Topical articles, technology, and world events.
Yes all cops, what bad apples do in barrels, and what it means to ping
I’ve always been a bit reluctant to write topical pieces. Something about the pressure of the immediate I think. I chew over ideas in my head before reaching any conclusions or thoughts and I find that difficult to do in the shock of the moment. As things are happening I struggle to form any opinions about them other than to say: these things are happening. My thoughts are slow cooked, rather than microwaved.
Something else as well. There’s a gap between writing something and publishing. Let’s go behind the curtain here. I write a weekly article on OneZero, published on Fridays. Before it gets to that point, an editorial team at Medium review it, come up with title ideas and graphics and format it to the house style with pull quotes. They look at the schedule of content they have upcoming and organize them all. This means I have to submit the article on Monday for publication on Friday. And, as I let my ideas stew (or fester) for a bit before writing, that means I start writing the week before. So the words you see published were probably written about two weeks before.
This is just me of course. Other writers can come up with insightful things to say on the spur of the moment, as things are happening. But that often feels like a stretch for me. If it was very topical when I wrote it, it’s old news when you read it.
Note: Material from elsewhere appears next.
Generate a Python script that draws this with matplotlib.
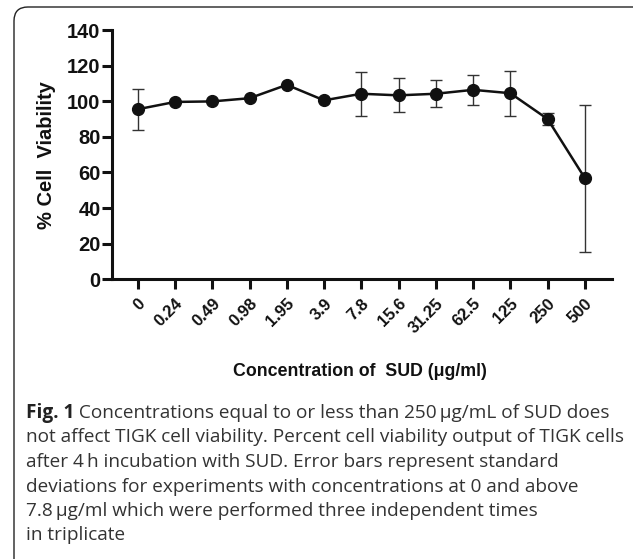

All of that is to say: last week there was no weekly article on OneZero. Protests across the United States dominated the news, and a slightly wry article about technology didn’t seem to have any place in the world. It felt like a political statement to not talk about Black Lives Matter. As someone said on Twitter (forgive me, I can’t now find the exact tweet - it’s lost in the waterfall of messages): saying “everything that is happening right now” is a political statement. It disguises the reality, and coats our culpability with a thin sheen of polish. We should say, loudly, and frequently: there has been years of institutionalized racism in America and across the world. It’s not okay. Right now we’re at a moment where a significant number of people have come together united in that goal. We have a chance to join them and do something about it.
I am back on OneZero this week, despite all of the above, with an article that is somewhat topical. You can read that piece here: What a Bad ‘Sonic the Hedgehog’ Tweet Teaches Us About Black Lives Matter Twitter Activism.
In the midst of protests over widespread institutional racism, triggered by the murder of George Floyd, a Sonic the Hedgehog Twitter account put out a tweet. “For those who think we have no business as a Sonic site covering what is happening in the U.S.,” it began…
Elsewhere
There’s a great piece on Medium about the reality of policing: Confessions of a Former Bastard Cop. I always enjoy pieces that show the what a profession is really like, although “enjoy” is perhaps the wrong word for this piece, which is well written, thoughtful and a reminder that system is profoundly broken.
We used to have informal contests for who could cite or arrest someone for the weirdest law. DUI on a bicycle, non-regulation number of brooms on your tow truck (27700(a)(1) of the California Vehicle Code)… shit like that. For me, police work was a logic puzzle for arresting people, regardless of their actual threat to the community.
The cops are wrong and bad. But also… they are responding to incentives. That is what people do. This is not to let them off the hook, but to give us another route to fixing the problem.
It’s always fun examining someone’s metaphors. Recently, I’ve seen people unpicking the “few bad apples” metaphor. It’s an incredible piece of an inversion, since it comes from “a few bad apples… spoil the barrel”. It literally means the opposite of how police defenders are using it, and, ironically, is very relevant to the current situation. There’s something sweetly meaningful about people’s language undermining their position. This lyrical piece in the New Yorker caught my eye How Apples Go Bad:
The whole bunch quickly begins to exemplify what the artist Claes Oldenburg called “the brown sad art of rotting apples”: a swamp of ferment, infecting the air with the hideous sweetness of decay. Chaucer was likely the first to write a version of the now commonplace proverb: “A rotten apple’s better thrown away / Before it spoils the barrel.” But I’m partial to Benjamin Franklin’s version: “The rotten apple spoils his companions.” The saying is often used to refer to the corruption of select individuals within a group. But the point is the fruit’s susceptibility to collective rot.
On the subject of non topical writing, this week I really enjoyed this article by Kathryn Schulz from 2014: The Meaning of Ping: Electric Signals and Our Search for Connection.
What is a ping? As a word, it already seems partial, like a suffix: beeping, keeping, hoping, gaping, dropping, stopping, ___-ping, ping. In fact, though, it is an onomatopoeia; it has no linguistic origins, no etymology but noise. It comes from the sound of things that go ping. In recent years, those things have mostly been electronic, and we now use the word to mean, basically, “get in touch via gadget”: “Ping me in the morning.”
Take care. I hope you all have great weekends.